Sunday, 4 April 2010

The High Places I: Hard Road

Maps can be misleading. The modern world pays too much heed to representations, simulacrums, of things rather than to the thing itself and this is a dangerous trend because the real world is not flat or found within the confines of a GPS screen. Barningham Moor has taught me this lesson more than once. Having poured over the OS map and zoomed in with Google Earth I paid a visit to the moor in January, when the heavy snows of mid winter had all but vanished from the low country along the river valleys. The moor looms high on the sky line as you approach from the north, its vastness stretching along the horizon like the flanks of a fallen titan. I approached in high spirits, looking forward to the challenge of the landscape but as I got nearer to the moors foot and crossed the streams that mark its beginning it became clear that Lord Winter had not yet loosed his grip from heights. The road up through the Stang Forest to the summit is steep and precipitous and needs careful approach even in clement weather – with a hard frost casting a film of ice on the road it became a difficult and treacherous ascent in a car that was not made for such a purpose.
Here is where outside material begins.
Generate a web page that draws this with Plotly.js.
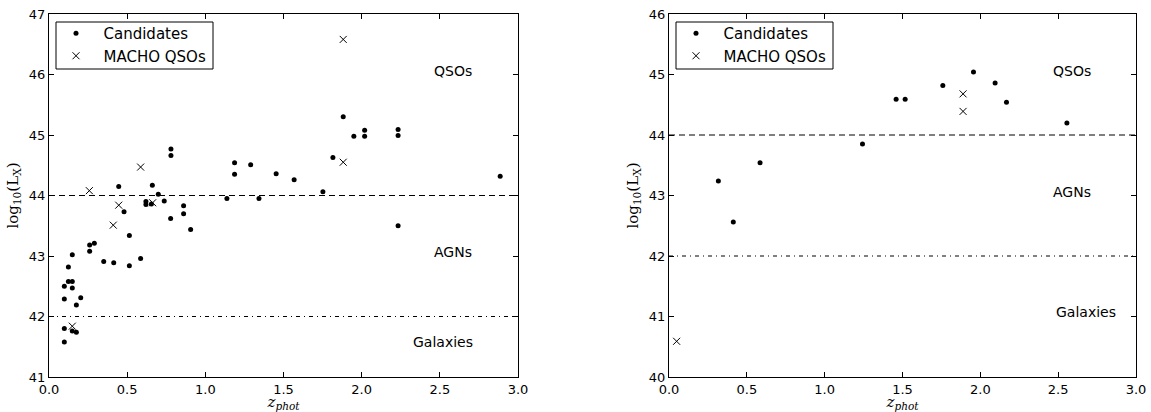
<!DOCTYPE html>
<html>
<head>
<meta charset="utf-8">
<script src="https://cdn.plot.ly/plotly-3.0.1.min.js"></script>
<style>html,body{margin:0;padding:0;background:#fff;}#chart{width:1151px;height:412px;}</style>
</head>
<body>
<div id="chart"></div>
<script>
// Left panel: candidates
const leftCandZ = [0.446,0.661,0.699,0.78,0.78,1.138,1.187,1.187,1.29,1.343,1.453,0.48,0.62,0.62,0.655,0.737,0.778,0.861,0.861,0.906,0.26,0.26,0.29,0.149,0.124,0.124,0.149,0.098,0.149,0.098,0.203,0.175,0.35,0.414,0.514,0.514,0.586,0.098,0.149,0.175,0.098,1.882,1.95,2.019,2.019,2.233,2.233,1.816,1.568,1.752,2.886,2.233];
const leftCandL = [44.15,44.17,44.02,44.77,44.66,43.95,44.54,44.35,44.51,43.95,44.36,43.73,43.90,43.85,43.86,43.91,43.62,43.83,43.70,43.44,43.18,43.08,43.21,43.02,42.82,42.58,42.58,42.50,42.47,42.29,42.31,42.19,42.91,42.89,43.34,42.84,42.96,41.80,41.76,41.74,41.58,45.30,44.98,45.08,44.98,45.09,44.99,44.63,44.26,44.06,44.32,43.50];
// Left panel: MACHO QSOs
const leftMachoZ = [0.258,0.586,0.446,0.411,0.663,0.149,1.882,1.882];
const leftMachoL = [44.08,44.47,43.84,43.51,43.88,41.84,46.58,44.55];
// Right panel: candidates
const rightCandZ = [0.317,0.585,1.243,0.413,1.459,1.517,1.759,1.956,2.095,2.168,2.556];
const rightCandL = [43.24,43.54,43.85,42.56,44.59,44.59,44.82,45.04,44.86,44.54,44.20];
// Right panel: MACHO QSOs
const rightMachoZ = [0.049,1.889,1.889];
const rightMachoL = [40.59,44.68,44.39];
// Class boundaries
const qsoBoundary = 44;
const agnBoundary = 42;
const zRange = [0, 3];
const seriesNames = ['Candidates','MACHO QSOs'];
const regionLabels = ['QSOs','AGNs','Galaxies'];
const leftLabelZ = [2.585, 2.585, 2.52];
const leftLabelL = [46.06, 43.07, 41.58];
const rightLabelZ = [2.59, 2.59, 2.68];
const rightLabelL = [45.06, 43.06, 41.07];

const W = 1151, H = 412, MT = 14, MB = 35;
const PH = H - MT - MB;
function px2x(p){ return p / W; }
function py2y(p){ return 1 - (p - MT) / PH; }

const dotMarker = {symbol:'circle', size:5, color:'#000'};
const xMarker = {symbol:'x-thin', size:7, color:'#000', line:{color:'#000', width:1}};
const pad = '\u2002';

const traces = [
  {x:leftCandZ, y:leftCandL, mode:'markers', type:'scatter', name:pad+seriesNames[0], marker:dotMarker, xaxis:'x', yaxis:'y', legend:'legend'},
  {x:leftMachoZ, y:leftMachoL, mode:'markers', type:'scatter', name:pad+seriesNames[1], marker:xMarker, xaxis:'x', yaxis:'y', legend:'legend'},
  {x:rightCandZ, y:rightCandL, mode:'markers', type:'scatter', name:pad+seriesNames[0], marker:dotMarker, xaxis:'x2', yaxis:'y2', legend:'legend2'},
  {x:rightMachoZ, y:rightMachoL, mode:'markers', type:'scatter', name:pad+seriesNames[1], marker:xMarker, xaxis:'x2', yaxis:'y2', legend:'legend2'}
];

function hline(xr, yr, yv, dash){
  return {type:'line', xref:xr, yref:yr, x0:zRange[0], x1:zRange[1], y0:yv, y1:yv, line:{color:'#000', width:1, dash:dash}, layer:'below'};
}
function legendBox(x0p, x1p){
  return {type:'rect', xref:'paper', yref:'paper', x0:px2x(x0p), x1:px2x(x1p), y0:py2y(69), y1:py2y(22), line:{color:'#000', width:1}, fillcolor:'rgba(255,255,255,0)', layer:'above'};
}
const shapes = [
  hline('x','y',qsoBoundary,'6px,4px'),
  hline('x','y',agnBoundary,'4px,4px,1px,4px'),
  hline('x2','y2',qsoBoundary,'6px,4px'),
  hline('x2','y2',agnBoundary,'4px,4px,1px,4px'),
  legendBox(56, 213),
  legendBox(676, 833)
];
const annotations = [];
regionLabels.forEach((t,i)=>{
  annotations.push({xref:'x', yref:'y', x:leftLabelZ[i], y:leftLabelL[i], text:t, showarrow:false, font:{family:'DejaVu Sans', size:14, color:'#000'}});
  annotations.push({xref:'x2', yref:'y2', x:rightLabelZ[i], y:rightLabelL[i], text:t, showarrow:false, font:{family:'DejaVu Sans', size:14, color:'#000'}});
});

const tickFont = {family:'DejaVu Sans', size:13, color:'#000'};
function xax(domain, anchor){
  return {domain:domain, anchor:anchor, range:zRange, tickvals:[0,0.5,1,1.5,2,2.5,3], ticktext:['0.0','0.5','1.0','1.5','2.0','2.5','3.0'],
    ticks:'inside', ticklen:5, tickcolor:'#000', showline:true, linecolor:'#000', linewidth:1, mirror:'ticks', showgrid:false, zeroline:false,
    tickfont:tickFont, title:{text:'<i>z</i><sub><i>phot</i></sub>', font:{family:'DejaVu Serif', size:15, color:'#000'}, standoff:1}};
}
function yax(range, anchor){
  const tv=[]; for(let v=range[0]; v<=range[1]; v++) tv.push(v);
  return {domain:[0,1], anchor:anchor, range:range, tickvals:tv,
    ticks:'inside', ticklen:5, tickcolor:'#000', showline:true, linecolor:'#000', linewidth:1, mirror:'ticks', showgrid:false, zeroline:false,
    tickfont:tickFont, title:{text:'log<sub>10</sub>(L<sub>X</sub>)', font:{family:'DejaVu Serif', size:15, color:'#000'}, standoff:6}};
}

const legendStyle = {font:{family:'DejaVu Sans', size:15, color:'#000'}, borderwidth:0, bgcolor:'rgba(255,255,255,0)', xanchor:'left', yanchor:'top', tracegroupgap:0, itemwidth:30};

const layout = {
  width:W, height:H,
  margin:{l:0, r:0, t:MT, b:MB},
  paper_bgcolor:'#fff', plot_bgcolor:'#fff',
  showlegend:true,
  xaxis: xax([49/W, 518/W], 'y'),
  yaxis: yax([41,47], 'x'),
  xaxis2: xax([669/W, 1136/W], 'y2'),
  yaxis2: yax([40,46], 'x2'),
  legend: Object.assign({x:px2x(56), y:py2y(17)}, legendStyle),
  legend2: Object.assign({x:px2x(676), y:py2y(17)}, legendStyle),
  shapes:shapes,
  annotations:annotations
};

Plotly.newPlot('chart', traces, layout, {staticPlot:true, displayModeBar:false});
</script>
</body>
</html>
My first attempt failed part way up the steep climb, the car losing power and grip on the slippery, iced road. A dodgy three-point turn and a rattling ride back down to relative safety brought the chance to take stock of my options, which appeared to be to park below the snow line and commit to a long walk in or have another go at making the summit and reduce the walk to a minimum. Deciding that what I lacked in engineering I would make up in balls I had another run at the road, this time keeping in a low gear and flogging my Ford Fiesta for all it was worth. I roared past the point where I had earlier been forced to concede, up towards the top but just before the summit, as the road reaches its steepest incline, there is a sharp hair-pin bend and it was here – mid way between the first and second corners - that my attempt foundered. Try as I might the car would go no further, the road, the cold and the landscape had defeated me. Mindful that any minute a ruddy-faced yokel from Arkengarthdale could come down and broadside me I did my second three-point turn of the morning and made my way back down the Stang road. However my altitude had been hard won and I was loathe to give it away. Looking for a track leading into the eastern side of the forest I parked up, booted up and set off into the woods with the aim of getting as close to Hope Scar and Hud Scar crags as possible.
Snow-shoes are great things and have served people in the north for thousands of years. Had I a pair myself on that freezing cold morning in January I would have been spared the labour of sinking up to my knees at every step. As it was I thrashed and lumbered through the deep snow, every step making the same monotonous crack-crump as my boots broke through the crust and sank into the soft layer below. I was following a logging road deep into the Stang, a large plantation of Sitka Spruce that covers the north facing slopes between Scargill and Barningham Moors at the extreme southern edge of County Durham. A couple of hundred meters south of me the Yorkshire Dales National Park began and sleeping villagers dreamed of summer coach trips and the profit they would bring but down here, on the wrong side of the watershed, was a place no day-tripper would gladly come; mile upon mile of wind blown moors broken only by sharp, black rocky outcrops and the martial regiments of the Forestry Commission’s spruce.